A deterministic process is one where the outputs are always the same if the inputs are the same. A random number generator is nondeterministic. Sorting a list is deterministic. A system that drops messages with some known percentage is non-deterministic (you don’t know which messages will be dropped). A system that is guaranteed to process every message in order is deterministic.
Unless explicitly designed to be non-deterministic, software should be deterministic. This provides guarantees for programmers to build assumptions against, and also makes debugging much easier.
No developer sets out to build a system which is hard to maintain or iterate upon, but over time, the buildup of hundreds of incremental changes may lead teams to a state where seemingly trivial tasks are massive undertakings. It’s obviously non-ideal to be there in the first place, but if it’s already happened, bearing the upfront cost to improve the system not only increases developer happiness and productivity, but also results in a system that behaves how the product manager assumes it to behave.
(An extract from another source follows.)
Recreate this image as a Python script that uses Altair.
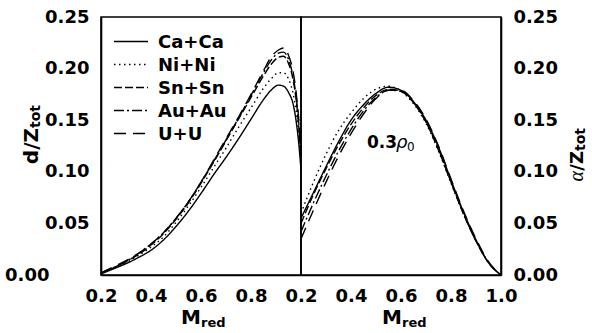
import altair as alt
import pandas as pd

series = ["Ca+Ca", "Ni+Ni", "Sn+Sn", "Au+Au", "U+U"]
dash_styles = [[1, 0], [1.5, 3.5], [8, 3], [10, 3, 2, 3], [12, 7]]

# left panel: d/Z_tot
m_left = [0.2, 0.25, 0.3, 0.35, 0.4, 0.45, 0.5, 0.55, 0.6, 0.65, 0.7, 0.75, 0.8,
          0.85, 0.88, 0.91, 0.93, 0.95, 0.97, 0.98, 0.99, 1.0]
d_ca = [0.001, 0.006, 0.011, 0.017, 0.024, 0.034, 0.047, 0.062, 0.079, 0.097, 0.114, 0.132, 0.151,
        0.170, 0.179, 0.184, 0.183, 0.177, 0.164, 0.150, 0.130, 0.102]
d_ni = [0.002, 0.007, 0.012, 0.019, 0.027, 0.037, 0.051, 0.067, 0.085, 0.104, 0.123, 0.143, 0.162,
        0.181, 0.190, 0.196, 0.196, 0.190, 0.174, 0.160, 0.138, 0.108]
d_sn = [0.002, 0.007, 0.013, 0.020, 0.029, 0.040, 0.054, 0.070, 0.089, 0.109, 0.130, 0.151, 0.172,
        0.193, 0.204, 0.211, 0.212, 0.205, 0.187, 0.171, 0.147, 0.115]
d_au = [0.002, 0.007, 0.013, 0.021, 0.030, 0.041, 0.055, 0.071, 0.090, 0.110, 0.131, 0.152, 0.174,
        0.196, 0.208, 0.215, 0.216, 0.209, 0.190, 0.174, 0.150, 0.120]
d_u = [0.002, 0.008, 0.014, 0.021, 0.030, 0.041, 0.055, 0.071, 0.090, 0.111, 0.132, 0.153, 0.175,
       0.198, 0.211, 0.218, 0.220, 0.213, 0.195, 0.178, 0.154, 0.125]

# right panel: alpha/Z_tot
m_right = [0.2, 0.25, 0.3, 0.35, 0.4, 0.45, 0.5, 0.55, 0.6, 0.65, 0.7, 0.75, 0.8, 0.85, 0.9, 0.95, 1.0]
a_ca = [0.055, 0.080, 0.105, 0.129, 0.150, 0.165, 0.176, 0.182, 0.179, 0.168, 0.150, 0.124, 0.092, 0.061, 0.034, 0.012, 0.0]
a_ni = [0.060, 0.090, 0.117, 0.140, 0.157, 0.171, 0.180, 0.183, 0.178, 0.166, 0.147, 0.120, 0.089, 0.059, 0.033, 0.012, 0.0]
a_sn = [0.050, 0.078, 0.103, 0.126, 0.146, 0.162, 0.174, 0.180, 0.178, 0.167, 0.148, 0.121, 0.090, 0.059, 0.033, 0.012, 0.0]
a_au = [0.042, 0.070, 0.096, 0.120, 0.141, 0.159, 0.172, 0.179, 0.178, 0.167, 0.149, 0.122, 0.090, 0.060, 0.033, 0.012, 0.0]
a_u = [0.035, 0.063, 0.090, 0.115, 0.137, 0.156, 0.171, 0.179, 0.179, 0.169, 0.151, 0.125, 0.093, 0.062, 0.035, 0.013, 0.0]

y_labels = [0.0, 0.05, 0.10, 0.15, 0.20, 0.25]
x_labels_left = [0.2, 0.4, 0.6, 0.8]
x_labels_right = [0.2, 0.4, 0.6, 0.8, 1.0]

W, H = 200, 258
FONT = "DejaVu Sans"
X0, X1, Y0, Y1 = 0.2, 1.0, 0.0, 0.25


def long_df(m, cols):
    rows = []
    for name, vals in zip(series, cols):
        for mm, vv in zip(m, vals):
            rows.append({"M": mm, "v": vv, "series": name})
    return pd.DataFrame(rows)


df_left = long_df(m_left, [d_ca, d_ni, d_sn, d_au, d_u])
df_right = long_df(m_right, [a_ca, a_ni, a_sn, a_au, a_u])

xscale = alt.Scale(domain=[X0, X1], nice=False, zero=False)
yscale = alt.Scale(domain=[Y0, Y1], nice=False, zero=False)
dash_scale = alt.Scale(domain=series, range=dash_styles)

axis_common = dict(labelFont=FONT, labelFontWeight="bold", labelFontSize=18, labelColor="black",
                   domain=True, domainColor="black", domainWidth=1.6,
                   ticks=False, grid=False, title=None, labelFlush=False, labelOverlap=False)


def make_axes(xvals, yorient):
    if yorient == "left":
        ypad = {"condition": {"test": "datum.value === 0", "value": 52}, "value": 12}
    else:
        ypad = 12
    xa = alt.Axis(values=xvals, format=".1f", labelPadding=12, **axis_common)
    ya = alt.Axis(values=y_labels, format=".2f", orient=yorient, labelPadding=ypad, **axis_common)
    return xa, ya


def lines_layer(df, xa, ya):
    return alt.Chart(df).mark_line(color="black", strokeWidth=1.4, interpolate="monotone").encode(
        x=alt.X("M:Q", scale=xscale, axis=xa),
        y=alt.Y("v:Q", scale=yscale, axis=ya),
        strokeDash=alt.StrokeDash("series:N", scale=dash_scale, legend=None),
        order="M:Q",
    )


def txt(t, x, y, size, **kw):
    return alt.Chart(pd.DataFrame({"t": [t]})).mark_text(
        font=kw.pop("font", FONT), fontSize=size, fontWeight=kw.pop("fontWeight", "bold"),
        color="black", **kw).encode(x=alt.value(x), y=alt.value(y), text="t:N")


# ---- left panel ----
xa_l, ya_l = make_axes(x_labels_left, "left")
leg = pd.DataFrame({"series": series})
leg_y = alt.Y("series:N", scale=alt.Scale(type="point", domain=series, range=[24.5, 116.5], padding=0), axis=None)
leg_x_start = X0 + (X1 - X0) * 13 / W
leg_x_end = X0 + (X1 - X0) * 47 / W
leg_x_text = X0 + (X1 - X0) * 57 / W
leg_rules = alt.Chart(leg).transform_calculate(M=f"{leg_x_start}", M2=f"{leg_x_end}").mark_rule(
    color="black", strokeWidth=1.4).encode(
    x=alt.X("M:Q", scale=xscale, axis=xa_l), x2="M2:Q", y=leg_y,
    strokeDash=alt.StrokeDash("series:N", scale=dash_scale, legend=None))
leg_text = alt.Chart(leg).transform_calculate(M=f"{leg_x_text}").mark_text(
    font=FONT, fontWeight="bold", fontSize=18, align="left", baseline="middle", color="black", dy=1).encode(
    x=alt.X("M:Q", scale=xscale, axis=xa_l), y=leg_y, text="series:N")

left_main = alt.layer(lines_layer(df_left, xa_l, ya_l),
                      txt("d/Z", -63, 111, 20, angle=270, align="right", baseline="alphabetic"),
                      txt("tot", -61, 111, 14, angle=270, align="left", baseline="alphabetic"),
                      txt("M", W / 2, H + 49, 20, align="right", baseline="alphabetic"),
                      txt("red", W / 2, H + 52, 13, align="left", baseline="alphabetic"))
left_chart = alt.layer(left_main, alt.layer(leg_rules, leg_text)).resolve_scale(y="independent").properties(
    width=W, height=H)

# ---- right panel ----
xa_r, ya_r = make_axes(x_labels_right, "right")
ann = pd.DataFrame({"M": [0.464], "v": [0.123]})
ax_r = alt.X("M:Q", scale=xscale, axis=xa_r)
ay_r = alt.Y("v:Q", scale=yscale, axis=ya_r)
right_chart = alt.layer(
    lines_layer(df_right, xa_r, ya_r),
    alt.Chart(ann).mark_text(text="0.3", font=FONT, fontWeight="bold", fontSize=17, align="left",
                             baseline="alphabetic", color="black").encode(x=ax_r, y=ay_r),
    alt.Chart(ann).mark_text(text="ρ", font=FONT, fontStyle="italic", fontSize=18, align="left",
                             baseline="alphabetic", dx=29, color="black").encode(x=ax_r, y=ay_r),
    alt.Chart(ann).mark_text(text="0", font=FONT, fontSize=12, align="left",
                             baseline="alphabetic", dx=40, dy=3, color="black").encode(x=ax_r, y=ay_r),
    txt("/Z", W + 82, 134, 18, angle=270, align="right", baseline="alphabetic"),
    txt("α", W + 82, 154, 20, angle=270, align="right", baseline="alphabetic",
        font="Liberation Serif", fontWeight="normal", fontStyle="italic"),
    txt("tot", W + 84, 134, 14, angle=270, align="left", baseline="alphabetic"),
    txt("M", W / 2 + 1, H + 49, 20, align="right", baseline="alphabetic"),
    txt("red", W / 2 + 1, H + 52, 13, align="left", baseline="alphabetic"),
).properties(width=W, height=H)

chart = alt.hconcat(left_chart, right_chart, spacing=0, bounds="flush").properties(
    padding={"left": 3, "top": 7, "right": 0, "bottom": 0}, background="white"
).configure_view(stroke="black", strokeWidth=1.6)

chart.save("out.html", embed_options={"renderer": "svg", "actions": False})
The closer a product manager’s abstract understanding of a system aligns with how the system actually works, the more effectively both sides will be able to operate.
Engineering blog posts, especially well-written ones from reputable software companies, provide valuable high-level insight into what engineering challenges a company faces and how they approached the problem. By reading them, you not only familiarize yourself with the terminology, but also with the core challenges you’ll be dealing with as a product manager in your own company.